Last Updated 24 July 2010, 03:48 IST

She and her husband founded the environmental movement here in 1971 along  with Jim Bohlen who also died just three weeks ago.Stowe was suffering from kidney disease, leukemia and diabetes and died at the University of British Columbia hospital here.

A Rhode Island native, Dorothy and her husband Irving Stowe - who died of cancer in 1974 - moved to Vancouver in 1966 to escape "atomic fallout from nuclear tests in Polynesia and avoid contributing to nuclear proliferation by paying taxes".

The Stowe couple met Jim Bohlen and his wife Marie Bohlen here and joined hands with them to plot protests against the  American decision to test nuclear bombs on Amchitka Island, off the coast of Alaska in 1970.

Their protest group named 'Don't Make a Wave Committee' was soon to become the worldwide Greenpeace movement.

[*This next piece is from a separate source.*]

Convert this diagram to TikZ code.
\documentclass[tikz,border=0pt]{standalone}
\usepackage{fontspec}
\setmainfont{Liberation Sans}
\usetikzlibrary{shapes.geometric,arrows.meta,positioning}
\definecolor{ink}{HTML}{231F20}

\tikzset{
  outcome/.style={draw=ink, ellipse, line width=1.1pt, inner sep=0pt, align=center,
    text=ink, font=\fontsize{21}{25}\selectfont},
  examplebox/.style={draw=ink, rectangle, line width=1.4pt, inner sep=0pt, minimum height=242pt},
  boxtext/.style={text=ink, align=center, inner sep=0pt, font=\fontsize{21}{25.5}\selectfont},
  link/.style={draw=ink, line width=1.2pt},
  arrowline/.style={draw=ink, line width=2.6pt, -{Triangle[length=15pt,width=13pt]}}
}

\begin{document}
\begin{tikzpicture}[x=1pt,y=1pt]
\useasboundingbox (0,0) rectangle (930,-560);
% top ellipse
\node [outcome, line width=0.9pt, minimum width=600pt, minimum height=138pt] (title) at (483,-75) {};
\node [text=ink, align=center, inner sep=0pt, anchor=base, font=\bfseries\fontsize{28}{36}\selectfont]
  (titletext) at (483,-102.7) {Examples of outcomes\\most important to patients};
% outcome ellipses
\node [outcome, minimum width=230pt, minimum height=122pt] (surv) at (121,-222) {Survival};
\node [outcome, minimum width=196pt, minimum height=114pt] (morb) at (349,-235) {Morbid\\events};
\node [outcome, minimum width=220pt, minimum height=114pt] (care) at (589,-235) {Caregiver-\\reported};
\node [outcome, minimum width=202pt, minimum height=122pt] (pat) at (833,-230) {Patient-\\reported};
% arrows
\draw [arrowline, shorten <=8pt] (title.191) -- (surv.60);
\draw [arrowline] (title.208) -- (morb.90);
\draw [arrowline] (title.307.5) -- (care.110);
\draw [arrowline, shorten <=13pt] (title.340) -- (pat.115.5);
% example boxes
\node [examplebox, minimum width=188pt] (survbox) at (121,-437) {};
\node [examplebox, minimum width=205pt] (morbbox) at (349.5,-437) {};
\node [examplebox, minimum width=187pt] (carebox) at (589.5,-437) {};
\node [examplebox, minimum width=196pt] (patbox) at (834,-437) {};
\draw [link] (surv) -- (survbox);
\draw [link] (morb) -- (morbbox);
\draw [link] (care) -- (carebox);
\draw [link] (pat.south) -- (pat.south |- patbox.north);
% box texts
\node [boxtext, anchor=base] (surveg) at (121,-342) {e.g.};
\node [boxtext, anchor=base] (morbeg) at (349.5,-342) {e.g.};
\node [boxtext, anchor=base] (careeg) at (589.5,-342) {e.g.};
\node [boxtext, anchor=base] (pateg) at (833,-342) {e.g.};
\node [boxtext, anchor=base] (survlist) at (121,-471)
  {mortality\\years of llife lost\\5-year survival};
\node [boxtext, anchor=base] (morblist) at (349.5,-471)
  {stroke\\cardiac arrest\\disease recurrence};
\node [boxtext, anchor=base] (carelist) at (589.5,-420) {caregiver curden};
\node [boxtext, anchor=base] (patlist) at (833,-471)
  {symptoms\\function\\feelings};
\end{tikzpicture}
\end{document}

"Who knew that four people at a kitchen table could give rise to a movement that has offices in 40 countries? You couldn't possibly have predicted it," Dorothy Stowe said after the death of her co-founder Jim Bohlen three weeks ago.

To make their maiden "peacenik" message loud and clear, they decided to sent a protest ship to the test zone in 1971.

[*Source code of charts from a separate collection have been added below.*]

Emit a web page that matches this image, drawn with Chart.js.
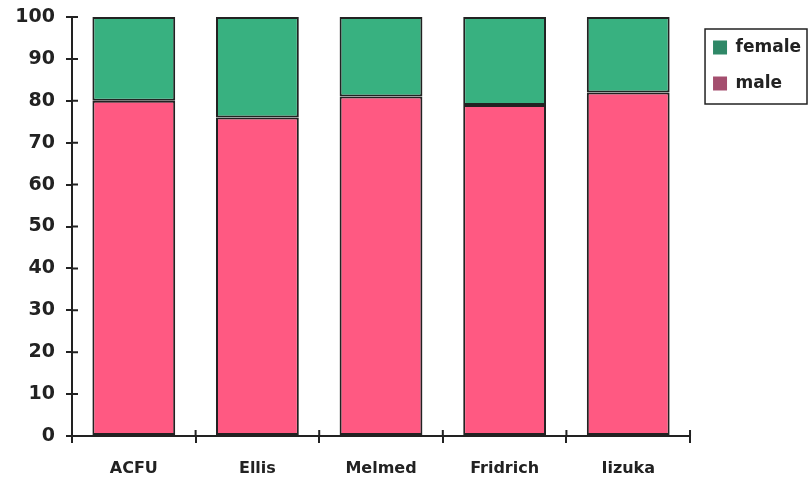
<!DOCTYPE html>
<html>
<head>
<meta charset="utf-8">
<script src="https://cdn.jsdelivr.net/npm/chart.js@4/dist/chart.umd.min.js"></script>
<style>
  html, body { margin: 0; padding: 0; background: #ffffff; }
  #wrap { width: 809px; height: 481px; }
</style>
</head>
<body>
<div id="wrap"><canvas id="c" width="809" height="481"></canvas></div>
<script>
// Share of patients by sex in each study (percent)
const studies = ['ACFU', 'Ellis', 'Melmed', 'Fridrich', 'Iizuka'];
const male = [80, 76, 81, 79, 82];
const female = [20, 24, 19, 21, 18];
const yTicks = [0, 10, 20, 30, 40, 50, 60, 70, 80, 90, 100];

const INK = '#222222';
const FONT = "'DejaVu Sans', 'Liberation Sans', Arial, sans-serif";

// Legend swatches print darker than the bar fills
const swatch = { male: '#a44e6e', female: '#2f8867' };

// Nudge the legend block into place after the layout pass
const legendNudge = {
  id: 'legendNudge',
  afterLayout(chart) {
    const lg = chart.legend;
    if (!lg) return;
    lg.left += 4; lg.right += 4;
    lg.top += 3; lg.bottom += 3;
  }
};

// Tick marks that cross the axes (inner half) and a frame around the legend
const axisDecor = {
  id: 'axisDecor',
  afterDraw(chart) {
    const { ctx, chartArea: a, scales } = chart;
    ctx.save();
    ctx.strokeStyle = INK;
    ctx.lineWidth = 2;
    ctx.beginPath();
    yTicks.forEach(v => {
      const y = scales.y.getPixelForValue(v);
      ctx.moveTo(a.left, y);
      ctx.lineTo(a.left + 6, y);
    });
    const n = studies.length;
    for (let i = 1; i <= n; i++) {
      const x = scales.x.getPixelForValue(i - 0.5);
      ctx.moveTo(x, a.bottom);
      ctx.lineTo(x, a.bottom - 6);
    }
    ctx.stroke();

    const lg = chart.legend;
    if (lg && lg.legendHitBoxes && lg.legendHitBoxes.length) {
      const boxes = lg.legendHitBoxes;
      const l = Math.min(...boxes.map(b => b.left)) - 8;
      const t = Math.min(...boxes.map(b => b.top)) - 10;
      const b = Math.max(...boxes.map(h => h.top + h.height)) + 12;
      ctx.lineWidth = 1.5;
      ctx.strokeRect(l, t, 807 - l, b - t);
    }
    ctx.restore();
  }
};

new Chart(document.getElementById('c'), {
  type: 'bar',
  data: {
    labels: studies,
    datasets: [
      {
        label: 'male',
        data: male,
        backgroundColor: '#ff5982',
        borderColor: INK,
        borderWidth: 2,
        borderSkipped: false
      },
      {
        label: 'female',
        data: female,
        backgroundColor: '#38b180',
        borderColor: INK,
        borderWidth: 2,
        borderSkipped: false
      }
    ]
  },
  options: {
    responsive: false,
    animation: false,
    devicePixelRatio: 1,
    layout: { padding: { top: 17, right: 2, left: 0, bottom: 0 } },
    datasets: {
      bar: { categoryPercentage: 1.0, barPercentage: 0.67 }
    },
    plugins: {
      tooltip: { enabled: false },
      legend: {
        position: 'right',
        align: 'start',
        reverse: true,
        labels: {
          color: INK,
          font: { family: FONT, size: 17, weight: 'bold' },
          boxWidth: 14,
          boxHeight: 14,
          padding: 19,
          generateLabels(chart) {
            return chart.data.datasets.map((ds, i) => ({
              text: ds.label,
              fillStyle: swatch[ds.label],
              strokeStyle: swatch[ds.label],
              lineWidth: 0,
              datasetIndex: i,
              fontColor: INK
            }));
          }
        }
      }
    },
    scales: {
      x: {
        stacked: true,
        offset: true,
        border: { display: true, color: INK, width: 2 },
        grid: {
          offset: true,
          drawOnChartArea: false,
          drawTicks: true,
          tickLength: 7,
          color: INK,
          lineWidth: 2
        },
        ticks: {
          color: INK,
          padding: 16,
          font: { family: FONT, size: 16, weight: 'bold' }
        },
        afterFit(scale) { scale.height = 45; }
      },
      y: {
        stacked: true,
        min: 0,
        max: 100,
        border: { display: true, color: INK, width: 2 },
        grid: {
          drawOnChartArea: false,
          drawTicks: true,
          tickLength: 6,
          color: INK,
          lineWidth: 2
        },
        afterBuildTicks(scale) {
          scale.ticks = yTicks.map(v => ({ value: v }));
        },
        ticks: {
          color: INK,
          padding: 11,
          font: { family: FONT, size: 19, weight: 'bold', lineHeight: 0.5 }
        },
        afterFit(scale) { scale.width = 72; }
      }
    }
  },
  plugins: [legendNudge, axisDecor]
});
</script>
</body>
</html>
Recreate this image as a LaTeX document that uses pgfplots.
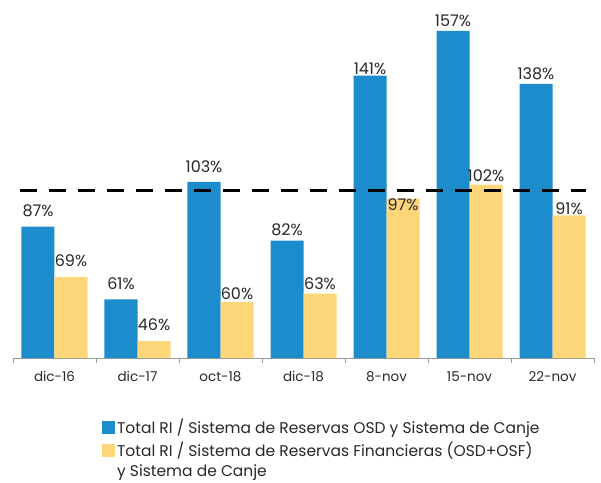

The two "peacenik" couples and their friends raised money through a benefit concert to charter the ship called the Phyllis Cormack from Vancouver to the nuclear test site in Alaska.

Though the protest ship was stopped by the US Coast Guard from reaching the test site, the US government was forced to halt further nuclear experiments after only three tests.
She and her husband took their surname Stowe from American abolitionist author Harriet Beecher Stowe who penned the 19th century's best selling anti-slavery novel 'Uncle Tom's Cabin.'

The "peacenik" couple had said that they moved to Vancouver from Providence, Rhode Island, for fear of radiation fall-out from nuclear tests in Polynesia and Stowe was suffering from kidney disease, leukemia and diabetes and died at the University of British Columbia hospital here. Her husband Irving had died of cancer in 1974.

The Greenpeace movement is now led by Indian-origin South African Kumi Naidoo who is the movement's international executive director.

Apart from the Greenpeace movement, Vancouver is also the birthplace of the global marijuana movement.